Intesa has said in the past that it was working “to select counterparties” to offload its Russian business to, but it has not disclosed progress on the matter. News that it is close to receiving approval for the exit has not been reported before.
A spokesperson for Intesa Sanpaolo declined to comment.
Laws that Moscow introduced after it invaded Ukraine in February last year have made presidential approval necessary for banks such as Intesa to sell their local business.
A decree signed last August by President Vladimir Putin gave him the power to issue special waivers for certain deals to proceed.
A final sign-off is still pending and there is no certainty it will be granted, the person said, requesting anonymity because the matter is private.

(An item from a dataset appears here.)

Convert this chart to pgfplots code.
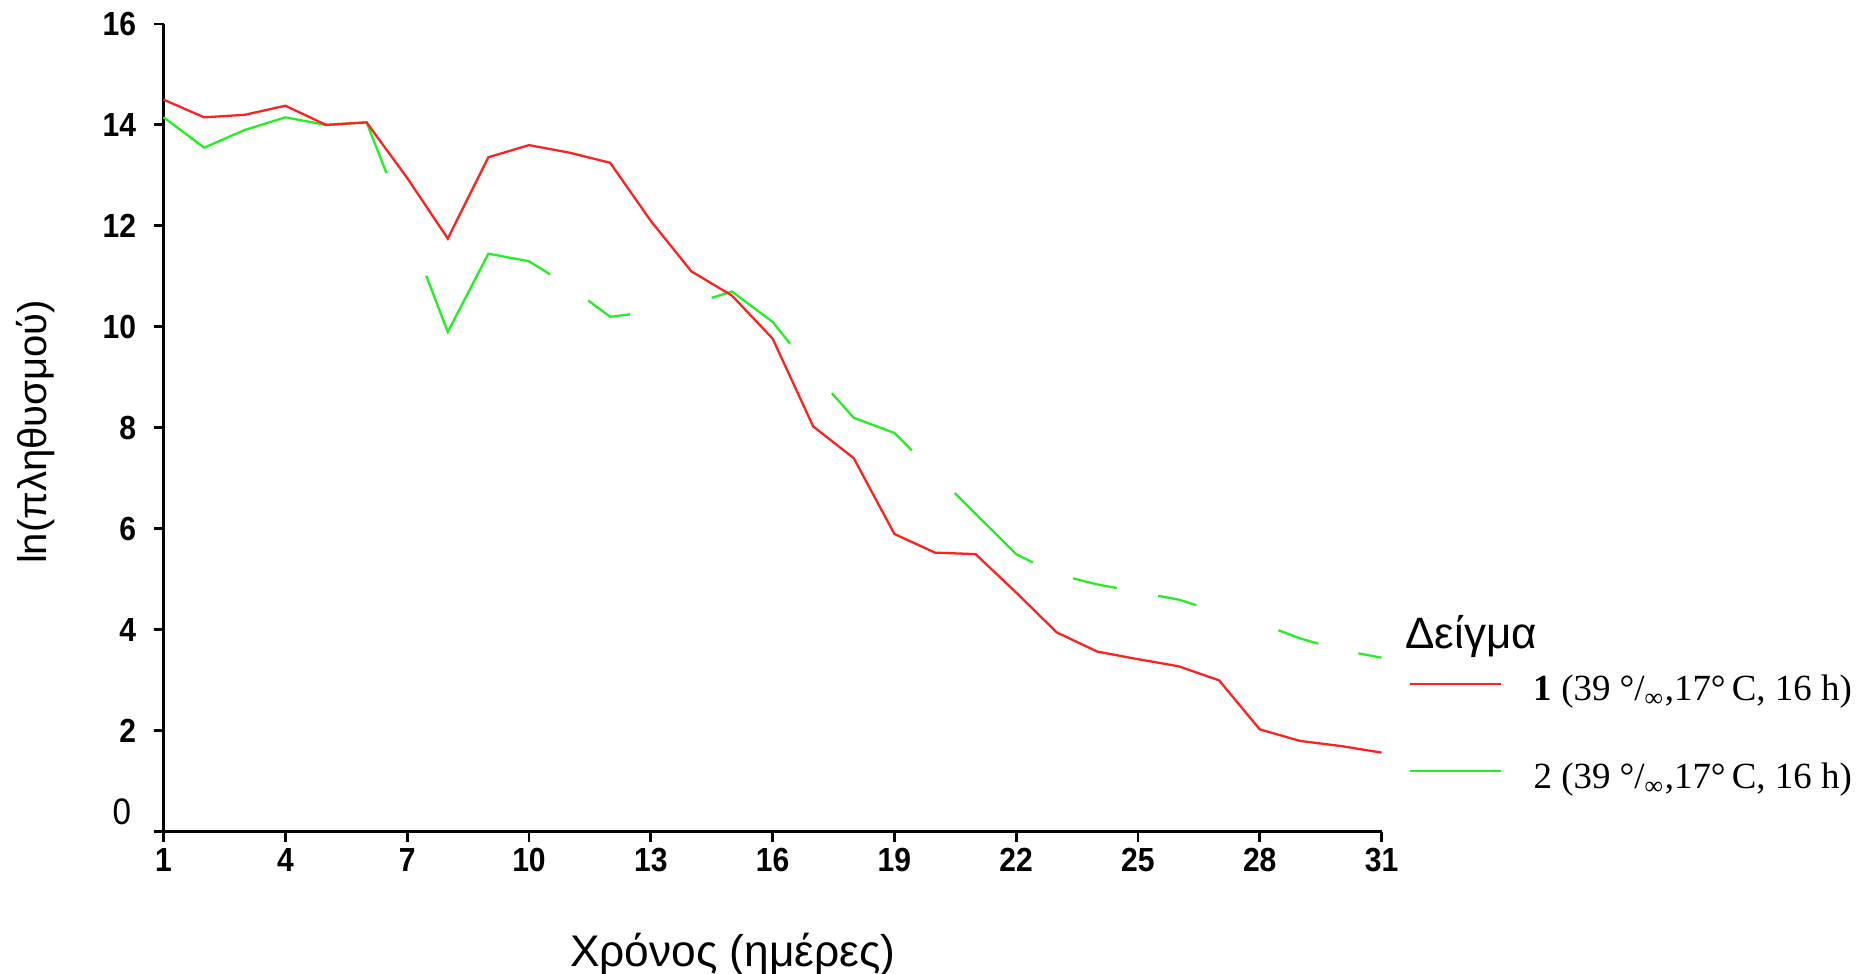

Intesa serves corporate clients in Russia, where it had around 980 employees at the start of the war across 28 branches. It stopped new financing to Russian clients and fresh investments in Russian assets when the war broke out.
Pressured by European banking supervisors to cut ties with Russia, Intesa has been working on reducing its exposure, which also includes cross-border loans.
At the end of June, Intesa had 700 million euros in cross-border loans to Russian clients net of provisions and export credit guarantees, down 77% year-on-year. Local loans totalled 100 million euros, down 66% from a year before.
Overall, Russia accounts for just 0.2% of client loans across the bank.
Intesa has been trying since last year to sever ties with its local business but Western sanctions hitting potential buyers have made it difficult for European banks, including crosstown rival UniCredit and Austria’s Raiffeisen Bank, to exit Russia.
Russian media has previously reported on possible exit options, including the potential transfer to local management led by Intesa Russia Chairman Antonio Fallico.
Fallico did not respond to requests for comment.
The green light to Intesa could lead to similar approvals for other lenders still entangled in Russia, which are increasingly under pressure by the European Central Bank to cut a presence seen as carrying reputation and financial risks.
At the start of August, Intesa said it was closing its representative office in Moscow, adding that it did not affect its local business with its subsidiary still operating.